Watts needed to ride at a given speed, accounting for grade and wind.
Aerodynamic drag scales with the square of relative airspeed: doubling speed roughly quadruples the watts needed on flat ground.
Power output measured in watts is the cyclist's universal currency. Two riders climbing the same hill at the same weight expend the same wattage; one might call it a recovery spin while the other is on the rivet, but the meter reads the same number. That objectivity is why power has displaced heart rate as the gold standard for training, racing, and bike comparison. A cycling power calculator turns the inverse question into a quick estimate: given a target speed, a road grade, a wind, and a rider+bike mass, how many watts must the legs produce to hold that pace? Coaches use it to set realistic goals for a route. Recreational riders use it to understand why a 10% climb at 12 km/h feels like a sprint while a 40 km/h tailwind cruise feels easy. Aero-conscious riders use it to quantify how much a position change saves: dropping from 0.40 m² CdA on the hoods to 0.32 m² in the drops is worth 30 W at 35 km/h on flat terrain — exactly the difference between a comfortable conversation pace and a heart-pumping effort.
The total resistive force the rider must overcome at constant speed is the sum of three components:
F_total = F_air + F_roll + F_grav
Wheel power is force × velocity: P_wheel = F_total · v. Leg power adds back the drivetrain loss: P_legs = P_wheel / 0.97 (about 3% loss in chain + bearings).

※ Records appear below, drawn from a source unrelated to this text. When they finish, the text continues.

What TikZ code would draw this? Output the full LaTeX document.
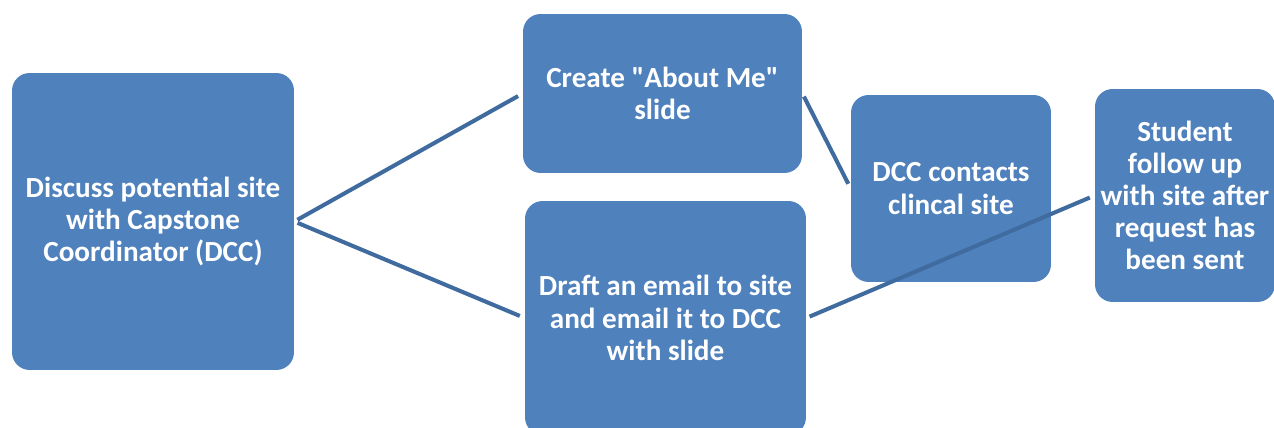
\documentclass[tikz,border=0pt]{standalone}
\usepackage{fontspec}
\setmainfont{Carlito}
\usepackage{xcolor}
\usetikzlibrary{positioning}
\definecolor{office}{HTML}{4F81BD}
\definecolor{wire}{HTML}{3F6B9F}

\begin{document}
\begin{tikzpicture}[
  x=0.02cm,
  y=0.02cm,
  step box/.style={fill=office, rounded corners=10pt, align=center, text=white,
    font=\bfseries\fontsize{16.6}{18.3}\selectfont, inner sep=0pt},
  link/.style={draw=wire, line width=2.3pt, shorten <=2pt, shorten >=3pt}
]
  \clip (0,0) rectangle (1274,428);
  \useasboundingbox (0,0) rectangle (1274,428);

  \node[step box, minimum width=5.64cm, minimum height=5.94cm] (discuss) at (153,206.5)
    {Discuss potential site\\with Capstone\\Coordinator (DCC)};
  \node[step box, minimum width=5.58cm, minimum height=3.18cm] (slide) at (662.5,334.5)
    {Create \textquotedbl About Me\textquotedbl\\slide};
  \node[step box, minimum width=5.62cm, minimum height=4.68cm] (draft) at (665.5,110)
    {Draft an email to site\\and email it to DCC\\with slide};
  \node[step box, minimum width=4.00cm, minimum height=3.74cm] (contact) at (951,239.5)
    {DCC contacts\\clincal site};
  \node[step box, minimum width=3.60cm, minimum height=4.26cm] (followup) at (1185,232.5)
    {Student\\follow up\\with site after\\request has\\been sent};

  \draw[link] (discuss.east) -- (slide.west);
  \draw[link] (discuss.east) -- (draft.west);
  \draw[link] (slide.east) -- (contact.west);
  \draw[link] (draft.east) -- (followup.west);
\end{tikzpicture}
\end{document}
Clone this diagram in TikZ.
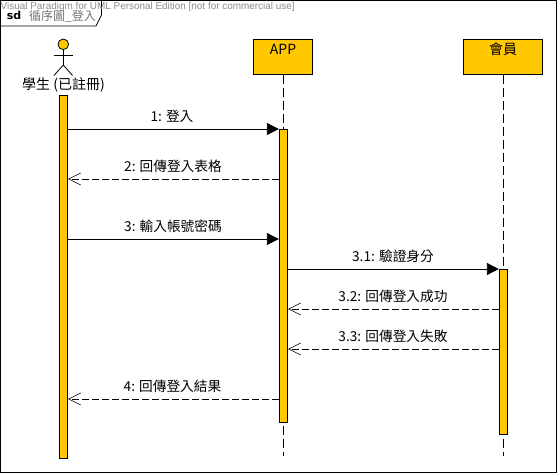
\documentclass[tikz,border=0pt]{standalone}
\usepackage{fontspec}
\setmainfont{DejaVu Sans}
\newfontfamily\cjkfont{Noto Sans CJK TC}
\newfontfamily\markfont{Liberation Sans}
\usetikzlibrary{arrows.meta}
\definecolor{barcolor}{RGB}{255,200,0}
\tikzset{
  headbox/.style={draw,fill=barcolor,minimum height=35pt,inner sep=0pt,line width=0.8pt},
  headtext/.style={inner sep=0pt,font=\fontsize{14}{16}\selectfont\cjkfont},
  actbar/.style={draw,fill=barcolor,minimum width=8.5pt,inner sep=0pt,line width=0.8pt},
  lifeline/.style={line width=0.8pt,dash pattern=on 9pt off 4pt},
  callmsg/.style={line width=0.8pt,-{Triangle[length=12pt,width=12pt]}},
  backmsg/.style={line width=0.8pt,dash pattern=on 7pt off 3pt,-{Straight Barb[length=12pt,width=12pt,line width=0.6pt]}},
  msgtext/.style={inner sep=0pt,font=\fontsize{13.7}{16}\selectfont\cjkfont}
}
\begin{document}
\begin{tikzpicture}[x=1pt,y=-1pt]
\useasboundingbox (0,0) rectangle (557,473);
\draw[line width=0.9pt,fill=white] (0.5,0.5) rectangle (556,472);
% frame tag
\draw[line width=0.8pt] (0.5,26) -- (96,26) -- (101.5,15) -- (101.5,0.5);
\node[inner sep=0pt,anchor=west,font=\fontsize{9.93}{12}\selectfont\markfont,text=black!45] (watermark) at (0.5,7) {Visual Paradigm for UML Personal Edition [not for commercial use]};
\node[inner sep=0pt,font=\fontsize{11}{13}\selectfont\bfseries] (sdtag) at (14,15.5) {sd};
\node[inner sep=0pt,anchor=west,font=\fontsize{12}{14}\selectfont\cjkfont,text=black!55] (sdname) at (29,16) {循序圖\_登入};
% actor
\draw[line width=0.8pt,fill=barcolor] (63.3,44.3) circle (5.3);
\coordinate (neck) at (63.3,49.6);
\coordinate (hip) at (63.3,65);
\draw[line width=0.8pt] (neck) -- (hip);
\draw[line width=0.8pt] (54,55) -- (72.5,55);
\draw[line width=0.8pt] (54,75.5) -- (hip) -- (72.5,75.5);
\node[inner sep=0pt,font=\fontsize{14}{16}\selectfont\cjkfont] (student) at (63.5,84.5) {學生 (已註冊)};
% heads
\node[headbox,minimum width=59pt] (app) at (283,56.8) {};
\node[headtext] at (283,49.5) {APP};
\node[headbox,minimum width=79pt] (member) at (503,56.8) {};
\node[headtext] at (503,49.5) {會員};
\coordinate (append) at (283,456);
\coordinate (memberend) at (503,456);
\draw[lifeline] (app) -- (append);
\draw[lifeline] (member) -- (memberend);
% bars
\node[actbar,minimum height=363pt] (studentbar) at (63.5,276.5) {};
\node[actbar,minimum height=293pt] (appbar) at (283.5,275.5) {};
\node[actbar,minimum height=165pt] (memberbar) at (503.5,351.5) {};
% messages
\coordinate (m1) at (0,129);
\coordinate (m2) at (0,179);
\coordinate (m3) at (0,239);
\coordinate (m31) at (0,269);
\coordinate (m32) at (0,309);
\coordinate (m33) at (0,349);
\coordinate (m4) at (0,399);
\draw[callmsg] (studentbar.east |- m1) -- (appbar.west |- m1);
\draw[backmsg] (appbar.west |- m2) -- (studentbar.east |- m2);
\draw[callmsg] (studentbar.east |- m3) -- (appbar.west |- m3);
\draw[callmsg] (appbar.east |- m31) -- (memberbar.west |- m31);
\draw[backmsg] (memberbar.west |- m32) -- (appbar.east |- m32);
\draw[backmsg] (memberbar.west |- m33) -- (appbar.east |- m33);
\draw[backmsg] (appbar.west |- m4) -- (studentbar.east |- m4);
\node[msgtext] (l1) at (172,116) {1: 登入};
\node[msgtext] (l2) at (173,166) {2: 回傳登入表格};
\node[msgtext] (l3) at (173,226) {3: 輸入帳號密碼};
\node[msgtext] (l31) at (393,256) {3.1: 驗證身分};
\node[msgtext] (l32) at (393,296) {3.2: 回傳登入成功};
\node[msgtext] (l33) at (393,336) {3.3: 回傳登入失敗};
\node[msgtext] (l4) at (172.5,386) {4: 回傳登入結果};
\end{tikzpicture}
\end{document}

Enter your speed (the pace you want to hold), your grade (positive uphill, negative downhill), your total mass (rider + bike + bottles + helmet — be honest, gear adds 1.5 kg), and any wind (positive headwind, negative tailwind). The defaults — CdA 0.32 (drops), Crr 0.005 (good road tires), air density 1.225 kg/m³ at sea level 15 °C — are reasonable for a road bike on tarmac. Adjust them for context: TT bike CdA 0.22, MTB on dirt Crr 0.015, mountain altitude 0.95.
The big-number readout is leg power in watts; W/kg below it is the standardized metric coaches use to compare riders. The bottom three percentages tell you where each watt is going — on a 10% climb, 80% is fighting gravity; on a flat headwind, 70% is air; on a smooth flat with no wind, 60% rolling and 40% air.
A 75 kg rider on a 7 kg bike (82 kg total) wants to know what's needed to hold 30 km/h on flat ground in still air, with a typical road position (CdA 0.32, Crr 0.005, ρ = 1.225). Speed in m/s = 30 / 3.6 = 8.33. F_air = 0.5 × 0.32 × 1.225 × 8.33² = 13.6 N. F_roll = 0.005 × 82 × 9.81 = 4.0 N. F_grav = 0. Total 17.6 N. Power at the wheel = 17.6 × 8.33 = 147 W. Leg power = 147 / 0.97 = 151 W — which is about 1.84 W/kg, an easy endurance pace for most trained cyclists. Now ride into a 25 km/h headwind: relative wind speed jumps from 8.33 to 8.33 + 6.94 = 15.3 m/s. F_air balloons to 46 N; total power required jumps to 416 W at the same 30 km/h ground speed. That's the punishment for riding into wind.
For time-trial sizing, use CdA 0.20–0.25 and reduce drivetrain loss to 0.98 (well-prepped chain). For mountain biking, raise Crr to 0.012–0.018 depending on dirt vs gravel; trail switchbacks add transient energy losses not captured here. For e-bikes, subtract the assist power: a 250 W mid-drive at 50% assist contributes ~125 W, so legs need to make up the rest.
For training planning, normalized power (NP) and intensity factor (IF) refine the average-watts approach for variable-power efforts. For race tactics, the model behind this calc is the same one used by aerodynamicists at the Tour to estimate breakaway costs vs. peloton drafting savings — a 20-rider pack at 45 km/h needs ~325 W per rider; in solo wind, the same speed needs 460 W. That's the science behind why the breakaway nearly always gets caught.